[Dataset rows]
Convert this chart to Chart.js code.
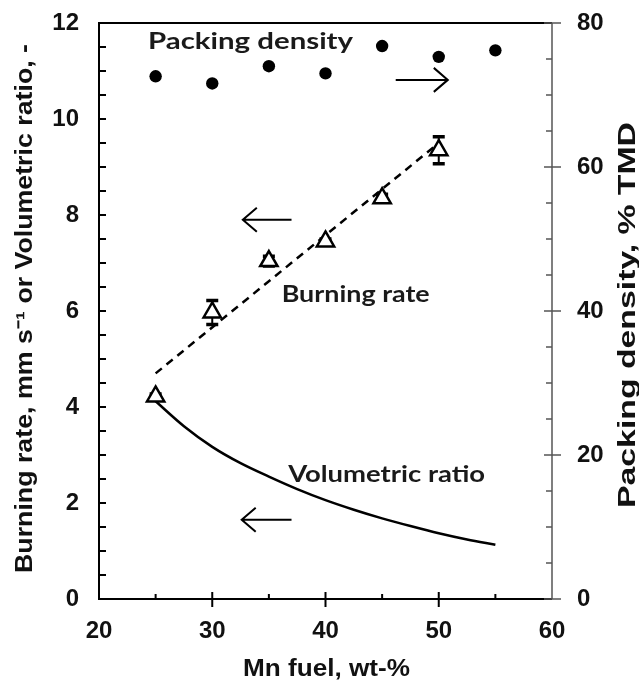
<!DOCTYPE html>
<html>
<head>
<meta charset="utf-8">
<script src="https://cdn.jsdelivr.net/npm/chart.js@4.4.1/dist/chart.umd.min.js"></script>
<style>
  html, body { margin: 0; padding: 0; background: #fff; }
  #wrap { width: 639px; height: 680px; }
</style>
</head>
<body>
<div id="wrap"><canvas id="chart" width="639" height="680"></canvas></div>
<script>
// Data
const packingFuel = [25, 30, 35, 40, 45, 50, 55];
const packingDensity = [72.6, 71.6, 74.0, 73.0, 76.8, 75.3, 76.2];   // % TMD, right axis

const burnFuel = [25, 30, 35, 40, 45, 50];
const burningRate = [4.22, 5.97, 7.04, 7.45, 8.35, 9.35];            // mm/s
const burningErr = [0.05, 0.25, 0.1, 0.05, 0.08, 0.28];

const trendFuel = [25, 50];
const trendRate = [4.7, 9.5];

const ratioFuel = [25, 27.5, 30, 32.5, 35, 37.5, 40, 42.5, 45, 47.5, 50, 52.5, 55];
const volumetricRatio = [4.12, 3.6, 3.17, 2.83, 2.55, 2.29, 2.06, 1.86, 1.68, 1.52, 1.37, 1.24, 1.13];

const xTicks = [20, 30, 40, 50, 60];
const yTicks = [0, 2, 4, 6, 8, 10, 12];
const y2Ticks = [0, 20, 40, 60, 80];

const TITLE_FONT = "bold 23px 'Liberation Sans', Arial, sans-serif";
const NOTE_FONT = "bold 23px Lato, 'Open Sans', sans-serif";

function pts(xs, ys) {
  return xs.map((x, i) => ({ x: x, y: ys[i] }));
}

// text squeezed/stretched to a given width
function fittedText(ctx, text, x, y, font, width, rot, align) {
  ctx.save();
  ctx.translate(x, y);
  ctx.rotate(rot || 0);
  ctx.font = font;
  ctx.textBaseline = 'alphabetic';
  ctx.textAlign = 'left';
  const m = ctx.measureText(text).width;
  ctx.scale(width / m, 1);
  ctx.fillText(text, align === 'center' ? -m / 2 : 0, 0);
  ctx.restore();
}

function arrow(ctx, x1, x2, y, headLeft) {
  ctx.save();
  ctx.strokeStyle = '#000';
  ctx.lineWidth = 2;
  ctx.beginPath();
  ctx.moveTo(x1, y);
  ctx.lineTo(x2, y);
  const hx = headLeft ? x1 : x2;
  const d = headLeft ? 14 : -14;
  ctx.moveTo(hx + d, y - 12);
  ctx.lineTo(hx, y);
  ctx.lineTo(hx + d, y + 12);
  ctx.stroke();
  ctx.restore();
}

const errorBars = {
  id: 'errorBars',
  beforeDatasetsDraw(chart) {
    const ctx = chart.ctx, xs = chart.scales.x, ys = chart.scales.y;
    ctx.save();
    ctx.strokeStyle = '#000';
    burnFuel.forEach((f, i) => {
      const px = xs.getPixelForValue(f);
      const top = ys.getPixelForValue(burningRate[i] + burningErr[i]);
      const bot = ys.getPixelForValue(burningRate[i] - burningErr[i]);
      ctx.lineWidth = 2;
      ctx.beginPath();
      ctx.moveTo(px, top); ctx.lineTo(px, bot);
      ctx.stroke();
      ctx.lineWidth = 3.5;
      ctx.beginPath();
      ctx.moveTo(px - 6, top); ctx.lineTo(px + 6, top);
      ctx.moveTo(px - 6, bot); ctx.lineTo(px + 6, bot);
      ctx.stroke();
    });
    ctx.restore();
  }
};

const frameAndNotes = {
  id: 'frameAndNotes',
  afterDraw(chart) {
    const ctx = chart.ctx, a = chart.chartArea;
    const xs = chart.scales.x, ys = chart.scales.y, y2 = chart.scales.y2;
    ctx.save();

    // frame
    ctx.strokeStyle = '#000';
    ctx.lineWidth = 2;
    ctx.beginPath();
    ctx.moveTo(a.right, a.top); ctx.lineTo(a.left, a.top);
    ctx.lineTo(a.left, a.bottom); ctx.lineTo(a.right, a.bottom);
    ctx.stroke();
    ctx.strokeStyle = '#555';
    ctx.lineWidth = 1.5;
    ctx.beginPath();
    ctx.moveTo(a.right, a.top); ctx.lineTo(a.right, a.bottom);
    ctx.stroke();

    // tick marks (inside, majors crossing on x and right axis)
    ctx.strokeStyle = '#000';
    ctx.lineWidth = 2;
    ctx.beginPath();
    for (let v = 0.5; v < 12; v += 0.5) {
      const py = ys.getPixelForValue(v);
      ctx.moveTo(a.left, py); ctx.lineTo(a.left + 7, py);
    }
    for (let v = 25; v < 60; v += 5) {
      const px = xs.getPixelForValue(v);
      if (v % 10 === 0) { ctx.moveTo(px, a.bottom - 7); ctx.lineTo(px, a.bottom + 8); }
      else { ctx.moveTo(px, a.bottom - 5); ctx.lineTo(px, a.bottom); }
    }
    ctx.stroke();
    ctx.strokeStyle = '#555';
    ctx.lineWidth = 1.5;
    ctx.beginPath();
    for (let v = 0; v <= 80; v += 5) {
      const py = y2.getPixelForValue(v);
      if (v % 20 === 0) { ctx.moveTo(a.right - 8, py); ctx.lineTo(a.right + 9, py); }
      else { ctx.moveTo(a.right - 6, py); ctx.lineTo(a.right, py); }
    }
    ctx.stroke();

    // axis titles
    ctx.fillStyle = '#111';
    fittedText(ctx, 'Burning rate, mm s\u207B\u00B9 or Volumetric ratio, -', 32, 308.5, TITLE_FONT, 529, -Math.PI / 2, 'center');
    fittedText(ctx, 'Packing density, % TMD', 635, 315, TITLE_FONT, 386, -Math.PI / 2, 'center');
    fittedText(ctx, 'Mn fuel, wt-%', 326.5, 676, TITLE_FONT, 167, 0, 'center');

    // series notes and arrows
    ctx.fillStyle = '#1a1a1a';
    fittedText(ctx, 'Packing density', xs.getPixelForValue(24.33), ys.getPixelForValue(11.46), NOTE_FONT, 205);
    fittedText(ctx, 'Burning rate', xs.getPixelForValue(36.13), ys.getPixelForValue(6.19), NOTE_FONT, 148);
    fittedText(ctx, 'Volumetric ratio', xs.getPixelForValue(36.7), ys.getPixelForValue(2.44), NOTE_FONT, 197);

    arrow(ctx, xs.getPixelForValue(46.2), xs.getPixelForValue(50.8), y2.getPixelForValue(72.1), false);
    arrow(ctx, xs.getPixelForValue(32.7), xs.getPixelForValue(37.0), ys.getPixelForValue(7.9), true);
    arrow(ctx, xs.getPixelForValue(32.6), xs.getPixelForValue(37.0), ys.getPixelForValue(1.65), true);

    ctx.restore();
  }
};

const tickFont = { family: "'Liberation Sans', Arial, sans-serif", size: 24, weight: 'bold' };

function fixWidth(w) {
  return s => { s.width = w; s.paddingTop = 0; s.paddingBottom = 0; };
}

new Chart(document.getElementById('chart'), {
  type: 'scatter',
  data: {
    datasets: [
      {
        label: 'Burning rate',
        data: pts(burnFuel, burningRate),
        yAxisID: 'y',
        pointStyle: 'triangle',
        pointRadius: 10,
        pointBackgroundColor: '#fff',
        pointBorderColor: '#000',
        pointBorderWidth: 2.5,
        order: 0
      },
      {
        label: 'Packing density',
        data: pts(packingFuel, packingDensity),
        yAxisID: 'y2',
        pointRadius: 6.2,
        pointBackgroundColor: '#000',
        pointBorderWidth: 0,
        order: 1
      },
      {
        label: 'Trend',
        data: pts(trendFuel, trendRate),
        yAxisID: 'y',
        showLine: true,
        borderColor: '#000',
        borderWidth: 2.5,
        borderDash: [8, 6],
        pointRadius: 0,
        order: 2
      },
      {
        label: 'Volumetric ratio',
        data: pts(ratioFuel, volumetricRatio),
        yAxisID: 'y',
        showLine: true,
        borderColor: '#000',
        borderWidth: 2.5,
        cubicInterpolationMode: 'monotone',
        pointRadius: 0,
        order: 3
      }
    ]
  },
  options: {
    responsive: false,
    animation: false,
    devicePixelRatio: 1,
    layout: { padding: { top: 23, left: 0, right: 0, bottom: 0 } },
    plugins: { legend: { display: false }, tooltip: { enabled: false } },
    scales: {
      x: {
        type: 'linear', min: 20, max: 60,
        afterBuildTicks: s => { s.ticks = xTicks.map(v => ({ value: v })); },
        afterFit: s => { s.height = 81; s.paddingLeft = 0; s.paddingRight = 0; },
        grid: { display: false, drawTicks: false },
        border: { display: false },
        ticks: { font: tickFont, color: '#111', padding: 18 }
      },
      y: {
        type: 'linear', position: 'left', min: 0, max: 12,
        afterBuildTicks: s => { s.ticks = yTicks.map(v => ({ value: v })); },
        afterFit: fixWidth(99),
        grid: { display: false, drawTicks: false },
        border: { display: false },
        ticks: { font: tickFont, color: '#111', padding: 20 }
      },
      y2: {
        type: 'linear', position: 'right', min: 0, max: 80,
        afterBuildTicks: s => { s.ticks = y2Ticks.map(v => ({ value: v })); },
        afterFit: fixWidth(87),
        grid: { display: false, drawTicks: false },
        border: { display: false },
        ticks: { font: tickFont, color: '#111', padding: 25 }
      }
    }
  },
  plugins: [errorBars, frameAndNotes]
});
</script>
</body>
</html>
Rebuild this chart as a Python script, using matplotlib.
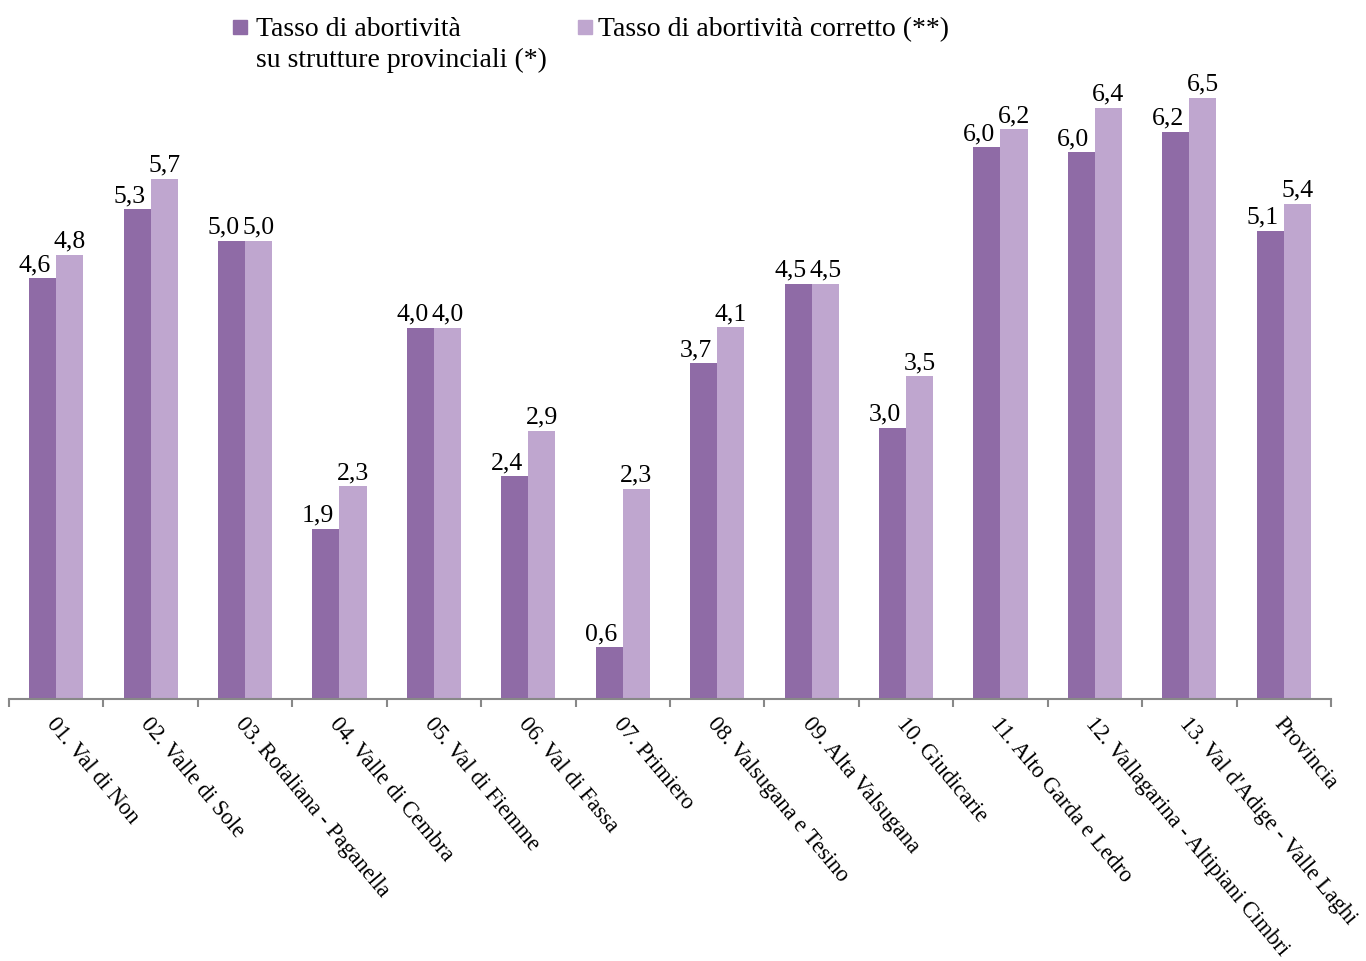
import matplotlib.pyplot as plt
from matplotlib.patches import Rectangle
import matplotlib.transforms as mtransforms
import numpy as np

plt.rcParams['font.family'] = ['Liberation Serif', 'DejaVu Serif']

categories = ['01. Val di Non', '02. Valle di Sole', '03. Rotaliana - Paganella',
              '04. Valle di Cembra', '05. Val di Fiemme', '06. Val di Fassa',
              '07. Primiero', '08. Valsugana e Tesino', '09. Alta Valsugana',
              '10. Giudicarie', '11. Alto Garda e Ledro',
              '12. Vallagarina - Altipiani Cimbri', '13. Val d\'Adige - Valle Laghi',
              'Provincia']
tasso = [4.55, 5.29, 4.95, 1.84, 4.01, 2.41, 0.56, 3.63, 4.49, 2.93, 5.96, 5.91, 6.13, 5.06]
tasso_lab = ['4,6', '5,3', '5,0', '1,9', '4,0', '2,4', '0,6', '3,7', '4,5', '3,0', '6,0', '6,0', '6,2', '5,1']
corretto = [4.80, 5.62, 4.95, 2.30, 4.01, 2.90, 2.27, 4.02, 4.49, 3.49, 6.16, 6.39, 6.50, 5.35]
corretto_lab = ['4,8', '5,7', '5,0', '2,3', '4,0', '2,9', '2,3', '4,1', '4,5', '3,5', '6,2', '6,4', '6,5', '5,4']

dark = '#8F6BA6'
light = '#BFA6CF'

fig = plt.figure(figsize=(13.66, 9.62), dpi=100)
ax = fig.add_axes([9/1366, 1 - 700/962, 1322/1366, 620/962])

x = np.arange(len(categories))
w = 0.286
b1 = ax.bar(x - w/2, tasso, w, color=dark)
b2 = ax.bar(x + w/2, corretto, w, color=light)

for r, lab in zip(b1, tasso_lab):
    ax.annotate(lab, (r.get_x() + r.get_width()/2, r.get_height()),
                xytext=(-8, 3), textcoords='offset pixels',
                ha='center', va='bottom', fontsize=18.5)
for r, lab in zip(b2, corretto_lab):
    ax.annotate(lab, (r.get_x() + r.get_width()/2, r.get_height()),
                xytext=(0, 3), textcoords='offset pixels',
                ha='center', va='bottom', fontsize=18.5)

ax.set_xlim(-0.5, len(categories) - 0.5)
ax.set_ylim(0, 6.7)
for s in ['top', 'right', 'left']:
    ax.spines[s].set_visible(False)
ax.spines['bottom'].set_color('#888888')
ax.spines['bottom'].set_linewidth(1.5)
ax.set_yticks([])

ax.set_xticks(x)
ax.set_xticklabels(categories, rotation=-50, ha='left', rotation_mode='anchor',
                   fontsize=16.3)
ax.tick_params(axis='x', which='major', length=0, pad=10)
ax.set_xticks(np.arange(len(categories) + 1) - 0.5, minor=True)
ax.tick_params(axis='x', which='minor', length=6, width=1.5, color='#888888')
shift = mtransforms.ScaledTranslation(2/100, 0, fig.dpi_scale_trans)
for t in ax.get_xticklabels():
    t.set_transform(t.get_transform() + shift)

# legend
fig.add_artist(Rectangle((233/1366, 1 - 35/962), 14/1366, 14/962,
                         transform=fig.transFigure, color=dark))
fig.text(256/1366, 1 - 17/962, 'Tasso di abortività\nsu strutture provinciali (*)',
         fontsize=20, va='top', ha='left', linespacing=1.3,
         transform=fig.transFigure)
fig.add_artist(Rectangle((578/1366, 1 - 35/962), 14/1366, 14/962,
                         transform=fig.transFigure, color=light))
fig.text(598/1366, 1 - 17/962, 'Tasso di abortività corretto (**)',
         fontsize=20, va='top', ha='left', transform=fig.transFigure)

fig.savefig('out.png', dpi=100)
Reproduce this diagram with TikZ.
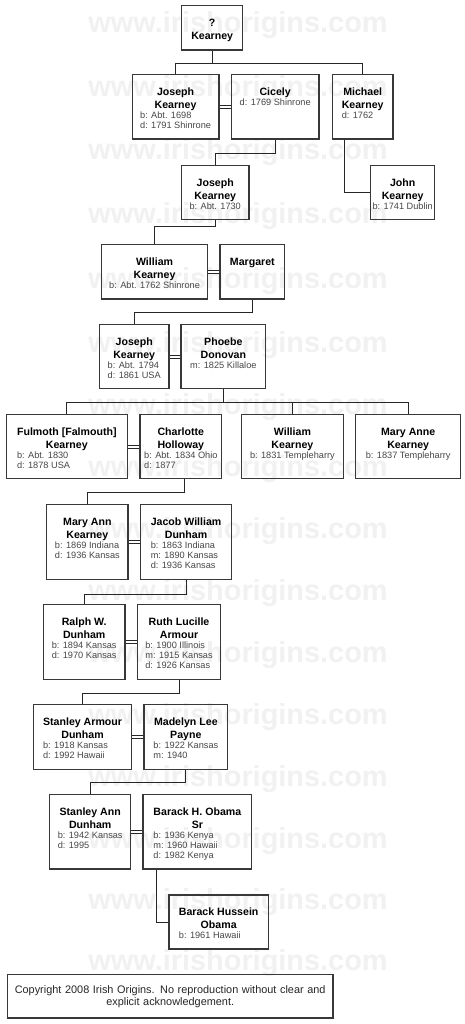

[Goal of the exercise]
Using the data above, copy each line that contains "this".

[Response to the exercise]
Convert this chart to Chart.js code.
Rebuild this chart as a Python script, using matplotlib.
Reproduce this diagram with TikZ.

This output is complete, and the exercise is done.